[Charts and diagrams as code]
------------

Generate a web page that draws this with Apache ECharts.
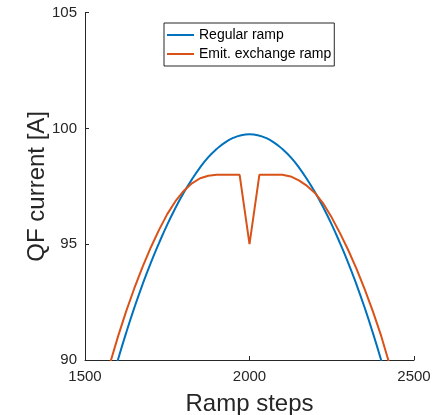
<!DOCTYPE html>
<html>
<head>
<meta charset="utf-8">
<script src="https://cdn.jsdelivr.net/npm/echarts@6/dist/echarts.min.js"></script>
<style>html,body{margin:0;padding:0;background:#fff;}#c{width:443px;height:415px;}</style>
</head>
<body>
<div id="c"></div>
<script>
const seriesNames = ['Regular ramp', 'Emit. exchange ramp'];
const xTicks = [1500, 2000, 2500];
const yTicks = [90, 95, 100, 105];

const regularSteps = [1575,1600,1625,1650,1675,1700,1725,1750,1775,1800,1825,1850,1875,1900,1925,1950,1975,2000,2025,2050,2075,2100,2125,2150,2175,2200,2225,2250,2275,2300,2325,2350,2375,2400,2425];
const regularCurrent = [88.75,90.0,91.17,92.26,93.27,94.2,95.05,95.85,96.57,97.22,97.8,98.32,98.76,99.11,99.39,99.59,99.71,99.75,99.71,99.59,99.39,99.11,98.76,98.32,97.8,97.22,96.57,95.85,95.05,94.2,93.27,92.26,91.17,90.0,88.75];

const exchangeSteps = [1575,1600,1625,1650,1675,1700,1725,1750,1775,1800,1825,1850,1875,1900,1925,1950,1970,2000,2030,2050,2075,2100,2125,2150,2175,2200,2225,2250,2275,2300,2325,2350,2375,2400,2425];
const exchangeCurrent = [89.8,91.0,92.1,93.1,94.02,94.86,95.62,96.3,96.86,97.3,97.63,97.85,97.96,98.0,98.0,98.0,98.0,95.0,98.0,98.0,98.0,98.0,97.93,97.76,97.52,97.2,96.74,96.15,95.48,94.75,93.95,93.06,92.1,91.05,89.85];

const pair = (xs, ys) => xs.map((x, i) => [x, ys[i]]);
const axisColor = '#262626';
const font = 'Liberation Sans, Arial, sans-serif';

const chart = echarts.init(document.getElementById('c'), null, {renderer: 'canvas'});
chart.setOption({
  animation: false,
  backgroundColor: '#fff',
  grid: {left: 85, right: 29, top: 12.7, bottom: 55, containLabel: false, outerBoundsMode: 'none'},
  legend: {
    orient: 'vertical',
    left: 164, top: 23,
    padding: [4, 3, 4, 3],
    icon: 'rect',
    itemWidth: 27, itemHeight: 2, itemGap: 3,
    borderColor: axisColor, borderWidth: 1, backgroundColor: '#fff',
    textStyle: {fontFamily: font, fontSize: 14, color: '#000', lineHeight: 16},
    data: seriesNames
  },
  xAxis: {
    type: 'value', min: xTicks[0], max: xTicks[xTicks.length - 1], interval: 500,
    name: 'Ramp steps', nameLocation: 'middle', nameGap: 32, nameMoveOverlap: false,
    nameTextStyle: {fontFamily: font, fontSize: 24, color: axisColor},
    axisLine: {show: true, lineStyle: {color: axisColor, width: 1}},
    axisTick: {show: true, inside: true, length: 4, lineStyle: {color: axisColor}},
    axisLabel: {fontFamily: font, fontSize: 15, color: axisColor, margin: 9, showMinLabel: true, showMaxLabel: true,
      formatter: v => String(v)},
    splitLine: {show: false}
  },
  yAxis: {
    type: 'value', min: yTicks[0], max: yTicks[yTicks.length - 1], interval: 5,
    name: 'QF current [A]', nameLocation: 'middle', nameGap: 36, nameMoveOverlap: false,
    nameTextStyle: {fontFamily: font, fontSize: 24, color: axisColor},
    axisLine: {show: true, lineStyle: {color: axisColor, width: 1}},
    axisTick: {show: true, inside: true, length: 4, lineStyle: {color: axisColor}},
    axisLabel: {fontFamily: font, fontSize: 15, color: axisColor, margin: 8, formatter: v => String(v)},
    splitLine: {show: false}
  },
  series: [
    {name: seriesNames[0], type: 'line', data: pair(regularSteps, regularCurrent), symbol: 'none', smooth: 0.5, clip: true,
     lineStyle: {color: '#0072BD', width: 2}, itemStyle: {color: '#0072BD'}},
    {name: seriesNames[1], type: 'line', data: pair(exchangeSteps, exchangeCurrent), symbol: 'none', smooth: false, clip: true,
     lineStyle: {color: '#D95319', width: 2}, itemStyle: {color: '#D95319'}}
  ]
});
</script>
</body>
</html>
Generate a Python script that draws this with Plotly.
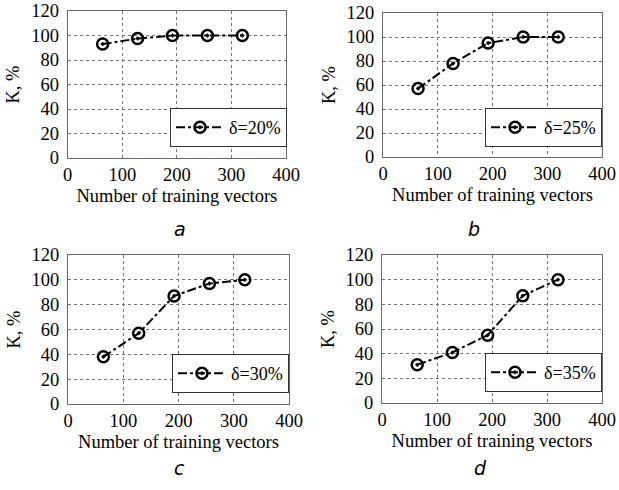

------------

Output the entries above exactly, without their pictures.

#### [Written response]
Generate a web page that draws this with Apache ECharts.
<!DOCTYPE html>
<html>
<head>
<meta charset="utf-8">
<script src="https://cdn.jsdelivr.net/npm/echarts@6/dist/echarts.min.js"></script>
<style>html,body{margin:0;padding:0;background:#fff;}#c{width:443px;height:415px;}</style>
</head>
<body>
<div id="c"></div>
<script>
const seriesNames = ['Regular ramp', 'Emit. exchange ramp'];
const xTicks = [1500, 2000, 2500];
const yTicks = [90, 95, 100, 105];

const regularSteps = [1575,1600,1625,1650,1675,1700,1725,1750,1775,1800,1825,1850,1875,1900,1925,1950,1975,2000,2025,2050,2075,2100,2125,2150,2175,2200,2225,2250,2275,2300,2325,2350,2375,2400,2425];
const regularCurrent = [88.75,90.0,91.17,92.26,93.27,94.2,95.05,95.85,96.57,97.22,97.8,98.32,98.76,99.11,99.39,99.59,99.71,99.75,99.71,99.59,99.39,99.11,98.76,98.32,97.8,97.22,96.57,95.85,95.05,94.2,93.27,92.26,91.17,90.0,88.75];

const exchangeSteps = [1575,1600,1625,1650,1675,1700,1725,1750,1775,1800,1825,1850,1875,1900,1925,1950,1970,2000,2030,2050,2075,2100,2125,2150,2175,2200,2225,2250,2275,2300,2325,2350,2375,2400,2425];
const exchangeCurrent = [89.8,91.0,92.1,93.1,94.02,94.86,95.62,96.3,96.86,97.3,97.63,97.85,97.96,98.0,98.0,98.0,98.0,95.0,98.0,98.0,98.0,98.0,97.93,97.76,97.52,97.2,96.74,96.15,95.48,94.75,93.95,93.06,92.1,91.05,89.85];

const pair = (xs, ys) => xs.map((x, i) => [x, ys[i]]);
const axisColor = '#262626';
const font = 'Liberation Sans, Arial, sans-serif';

const chart = echarts.init(document.getElementById('c'), null, {renderer: 'canvas'});
chart.setOption({
  animation: false,
  backgroundColor: '#fff',
  grid: {left: 85, right: 29, top: 12.7, bottom: 55, containLabel: false, outerBoundsMode: 'none'},
  legend: {
    orient: 'vertical',
    left: 164, top: 23,
    padding: [4, 3, 4, 3],
    icon: 'rect',
    itemWidth: 27, itemHeight: 2, itemGap: 3,
    borderColor: axisColor, borderWidth: 1, backgroundColor: '#fff',
    textStyle: {fontFamily: font, fontSize: 14, color: '#000', lineHeight: 16},
    data: seriesNames
  },
  xAxis: {
    type: 'value', min: xTicks[0], max: xTicks[xTicks.length - 1], interval: 500,
    name: 'Ramp steps', nameLocation: 'middle', nameGap: 32, nameMoveOverlap: false,
    nameTextStyle: {fontFamily: font, fontSize: 24, color: axisColor},
    axisLine: {show: true, lineStyle: {color: axisColor, width: 1}},
    axisTick: {show: true, inside: true, length: 4, lineStyle: {color: axisColor}},
    axisLabel: {fontFamily: font, fontSize: 15, color: axisColor, margin: 9, showMinLabel: true, showMaxLabel: true,
      formatter: v => String(v)},
    splitLine: {show: false}
  },
  yAxis: {
    type: 'value', min: yTicks[0], max: yTicks[yTicks.length - 1], interval: 5,
    name: 'QF current [A]', nameLocation: 'middle', nameGap: 36, nameMoveOverlap: false,
    nameTextStyle: {fontFamily: font, fontSize: 24, color: axisColor},
    axisLine: {show: true, lineStyle: {color: axisColor, width: 1}},
    axisTick: {show: true, inside: true, length: 4, lineStyle: {color: axisColor}},
    axisLabel: {fontFamily: font, fontSize: 15, color: axisColor, margin: 8, formatter: v => String(v)},
    splitLine: {show: false}
  },
  series: [
    {name: seriesNames[0], type: 'line', data: pair(regularSteps, regularCurrent), symbol: 'none', smooth: 0.5, clip: true,
     lineStyle: {color: '#0072BD', width: 2}, itemStyle: {color: '#0072BD'}},
    {name: seriesNames[1], type: 'line', data: pair(exchangeSteps, exchangeCurrent), symbol: 'none', smooth: false, clip: true,
     lineStyle: {color: '#D95319', width: 2}, itemStyle: {color: '#D95319'}}
  ]
});
</script>
</body>
</html>
Generate a Python script that draws this with Plotly.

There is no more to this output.